● **THE TASK**
Below this line is a set of entries; quote exactly the lines from the line that contains "Write the matplotlib code for this chart." to the line that contains "ax2 = ax.twinx()", both lines included.
[start]
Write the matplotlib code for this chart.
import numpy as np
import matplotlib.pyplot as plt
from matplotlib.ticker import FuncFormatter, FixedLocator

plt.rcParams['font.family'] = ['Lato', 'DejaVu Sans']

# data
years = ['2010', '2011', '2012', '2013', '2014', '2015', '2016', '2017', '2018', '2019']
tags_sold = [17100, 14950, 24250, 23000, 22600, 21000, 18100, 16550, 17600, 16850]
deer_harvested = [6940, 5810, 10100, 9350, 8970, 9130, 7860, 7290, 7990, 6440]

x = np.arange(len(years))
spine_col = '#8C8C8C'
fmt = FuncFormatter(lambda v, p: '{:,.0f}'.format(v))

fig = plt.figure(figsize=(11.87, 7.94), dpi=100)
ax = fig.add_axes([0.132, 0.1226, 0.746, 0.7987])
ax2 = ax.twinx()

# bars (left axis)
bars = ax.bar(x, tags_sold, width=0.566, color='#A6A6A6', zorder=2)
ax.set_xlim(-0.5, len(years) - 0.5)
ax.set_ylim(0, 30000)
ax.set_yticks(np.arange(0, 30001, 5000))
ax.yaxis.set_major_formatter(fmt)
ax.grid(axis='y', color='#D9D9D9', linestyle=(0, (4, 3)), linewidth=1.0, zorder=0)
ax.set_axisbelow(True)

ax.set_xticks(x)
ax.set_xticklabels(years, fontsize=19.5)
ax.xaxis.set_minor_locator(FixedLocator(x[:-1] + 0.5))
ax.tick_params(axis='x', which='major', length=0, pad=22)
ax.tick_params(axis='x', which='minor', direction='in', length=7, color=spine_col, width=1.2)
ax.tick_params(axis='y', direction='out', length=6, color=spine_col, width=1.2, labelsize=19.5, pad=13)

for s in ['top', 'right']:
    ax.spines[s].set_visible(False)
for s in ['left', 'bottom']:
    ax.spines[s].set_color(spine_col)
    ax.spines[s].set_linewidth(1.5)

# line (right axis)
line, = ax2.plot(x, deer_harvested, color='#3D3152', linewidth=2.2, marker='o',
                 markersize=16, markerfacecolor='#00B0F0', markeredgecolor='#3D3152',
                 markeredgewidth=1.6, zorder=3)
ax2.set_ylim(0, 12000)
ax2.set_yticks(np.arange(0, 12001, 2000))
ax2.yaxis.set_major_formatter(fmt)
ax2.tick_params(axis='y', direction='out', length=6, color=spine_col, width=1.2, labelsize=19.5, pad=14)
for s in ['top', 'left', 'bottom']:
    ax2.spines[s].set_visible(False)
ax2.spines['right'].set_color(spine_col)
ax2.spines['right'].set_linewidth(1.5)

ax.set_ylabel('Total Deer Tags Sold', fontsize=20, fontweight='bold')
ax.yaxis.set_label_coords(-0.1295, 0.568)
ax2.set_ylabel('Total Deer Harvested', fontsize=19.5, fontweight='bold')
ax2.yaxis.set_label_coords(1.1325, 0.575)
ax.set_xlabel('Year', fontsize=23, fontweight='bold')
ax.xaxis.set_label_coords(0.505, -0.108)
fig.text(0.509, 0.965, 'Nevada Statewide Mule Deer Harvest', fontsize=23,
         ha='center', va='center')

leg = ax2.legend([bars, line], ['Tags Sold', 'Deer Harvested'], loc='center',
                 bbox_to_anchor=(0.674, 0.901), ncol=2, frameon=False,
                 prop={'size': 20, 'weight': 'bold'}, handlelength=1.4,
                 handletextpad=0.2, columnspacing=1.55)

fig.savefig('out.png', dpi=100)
[end]
[start]
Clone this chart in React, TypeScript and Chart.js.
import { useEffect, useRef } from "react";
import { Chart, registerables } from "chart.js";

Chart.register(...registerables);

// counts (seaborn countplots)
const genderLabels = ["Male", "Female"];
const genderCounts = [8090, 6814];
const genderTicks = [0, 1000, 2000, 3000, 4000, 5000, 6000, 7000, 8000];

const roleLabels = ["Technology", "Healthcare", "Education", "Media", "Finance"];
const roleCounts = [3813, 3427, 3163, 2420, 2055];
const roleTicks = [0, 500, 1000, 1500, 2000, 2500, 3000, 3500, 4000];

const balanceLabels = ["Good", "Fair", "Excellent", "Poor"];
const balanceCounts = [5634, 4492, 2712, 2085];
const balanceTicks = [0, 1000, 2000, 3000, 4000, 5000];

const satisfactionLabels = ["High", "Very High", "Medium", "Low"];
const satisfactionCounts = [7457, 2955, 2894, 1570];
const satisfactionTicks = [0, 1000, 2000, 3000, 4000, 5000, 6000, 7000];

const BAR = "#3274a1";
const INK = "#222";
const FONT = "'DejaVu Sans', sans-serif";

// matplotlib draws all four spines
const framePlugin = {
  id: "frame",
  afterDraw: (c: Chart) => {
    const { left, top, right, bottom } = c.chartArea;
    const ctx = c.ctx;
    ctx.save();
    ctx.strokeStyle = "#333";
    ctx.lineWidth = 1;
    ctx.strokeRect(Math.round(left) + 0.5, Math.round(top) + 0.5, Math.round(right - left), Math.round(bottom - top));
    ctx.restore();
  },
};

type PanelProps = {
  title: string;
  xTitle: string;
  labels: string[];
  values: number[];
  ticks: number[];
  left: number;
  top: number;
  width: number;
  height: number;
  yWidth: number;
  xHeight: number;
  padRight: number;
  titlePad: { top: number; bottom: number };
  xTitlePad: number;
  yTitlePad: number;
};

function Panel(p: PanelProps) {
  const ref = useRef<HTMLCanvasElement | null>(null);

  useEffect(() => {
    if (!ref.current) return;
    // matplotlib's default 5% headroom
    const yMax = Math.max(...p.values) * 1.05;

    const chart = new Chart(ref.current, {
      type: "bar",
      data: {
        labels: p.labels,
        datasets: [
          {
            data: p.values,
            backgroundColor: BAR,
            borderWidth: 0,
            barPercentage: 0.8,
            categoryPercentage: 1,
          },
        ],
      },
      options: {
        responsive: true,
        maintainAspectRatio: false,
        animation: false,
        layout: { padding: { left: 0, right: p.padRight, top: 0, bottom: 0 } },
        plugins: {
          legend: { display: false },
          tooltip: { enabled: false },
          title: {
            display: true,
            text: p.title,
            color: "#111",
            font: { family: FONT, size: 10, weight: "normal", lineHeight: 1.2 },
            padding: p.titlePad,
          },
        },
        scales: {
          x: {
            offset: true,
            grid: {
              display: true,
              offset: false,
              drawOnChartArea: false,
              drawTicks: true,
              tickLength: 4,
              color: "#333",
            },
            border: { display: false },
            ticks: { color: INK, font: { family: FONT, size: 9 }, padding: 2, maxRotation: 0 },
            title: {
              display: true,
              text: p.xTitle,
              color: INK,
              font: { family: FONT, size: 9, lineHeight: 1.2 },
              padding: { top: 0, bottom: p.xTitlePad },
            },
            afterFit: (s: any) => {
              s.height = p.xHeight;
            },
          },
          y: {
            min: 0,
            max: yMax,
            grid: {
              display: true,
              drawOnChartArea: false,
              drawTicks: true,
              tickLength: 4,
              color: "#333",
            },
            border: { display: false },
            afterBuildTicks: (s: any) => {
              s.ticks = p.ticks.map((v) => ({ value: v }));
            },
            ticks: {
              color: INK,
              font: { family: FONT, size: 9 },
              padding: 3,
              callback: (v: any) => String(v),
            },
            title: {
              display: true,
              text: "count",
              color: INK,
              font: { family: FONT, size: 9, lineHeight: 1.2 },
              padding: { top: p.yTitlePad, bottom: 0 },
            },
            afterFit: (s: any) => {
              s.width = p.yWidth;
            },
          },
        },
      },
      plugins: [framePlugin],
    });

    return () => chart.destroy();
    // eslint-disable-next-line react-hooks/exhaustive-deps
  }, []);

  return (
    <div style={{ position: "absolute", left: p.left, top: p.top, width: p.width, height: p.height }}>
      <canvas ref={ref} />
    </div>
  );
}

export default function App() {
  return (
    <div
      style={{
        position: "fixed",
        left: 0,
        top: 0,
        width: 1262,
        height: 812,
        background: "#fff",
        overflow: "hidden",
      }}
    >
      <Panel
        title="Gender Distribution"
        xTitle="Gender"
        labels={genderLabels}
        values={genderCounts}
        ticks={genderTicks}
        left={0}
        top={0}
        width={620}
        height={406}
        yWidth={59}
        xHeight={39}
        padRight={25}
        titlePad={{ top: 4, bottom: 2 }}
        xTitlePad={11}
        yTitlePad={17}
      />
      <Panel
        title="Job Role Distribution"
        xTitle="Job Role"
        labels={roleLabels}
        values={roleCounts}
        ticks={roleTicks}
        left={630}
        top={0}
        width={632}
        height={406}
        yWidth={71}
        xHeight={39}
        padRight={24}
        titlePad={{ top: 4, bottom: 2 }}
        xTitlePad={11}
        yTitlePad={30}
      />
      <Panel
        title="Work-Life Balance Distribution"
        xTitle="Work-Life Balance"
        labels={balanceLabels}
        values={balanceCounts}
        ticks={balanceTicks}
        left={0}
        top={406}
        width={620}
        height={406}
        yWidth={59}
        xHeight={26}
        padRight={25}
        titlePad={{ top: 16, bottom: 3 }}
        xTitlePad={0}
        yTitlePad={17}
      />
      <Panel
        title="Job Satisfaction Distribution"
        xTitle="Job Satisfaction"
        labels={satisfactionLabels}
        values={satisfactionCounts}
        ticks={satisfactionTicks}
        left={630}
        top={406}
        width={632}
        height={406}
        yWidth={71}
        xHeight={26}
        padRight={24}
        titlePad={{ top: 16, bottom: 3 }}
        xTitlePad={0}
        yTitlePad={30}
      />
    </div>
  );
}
[end]
● **CORRECT ANSWER**
Write the matplotlib code for this chart.
import numpy as np
import matplotlib.pyplot as plt
from matplotlib.ticker import FuncFormatter, FixedLocator

plt.rcParams['font.family'] = ['Lato', 'DejaVu Sans']

# data
years = ['2010', '2011', '2012', '2013', '2014', '2015', '2016', '2017', '2018', '2019']
tags_sold = [17100, 14950, 24250, 23000, 22600, 21000, 18100, 16550, 17600, 16850]
deer_harvested = [6940, 5810, 10100, 9350, 8970, 9130, 7860, 7290, 7990, 6440]

x = np.arange(len(years))
spine_col = '#8C8C8C'
fmt = FuncFormatter(lambda v, p: '{:,.0f}'.format(v))

fig = plt.figure(figsize=(11.87, 7.94), dpi=100)
ax = fig.add_axes([0.132, 0.1226, 0.746, 0.7987])
ax2 = ax.twinx()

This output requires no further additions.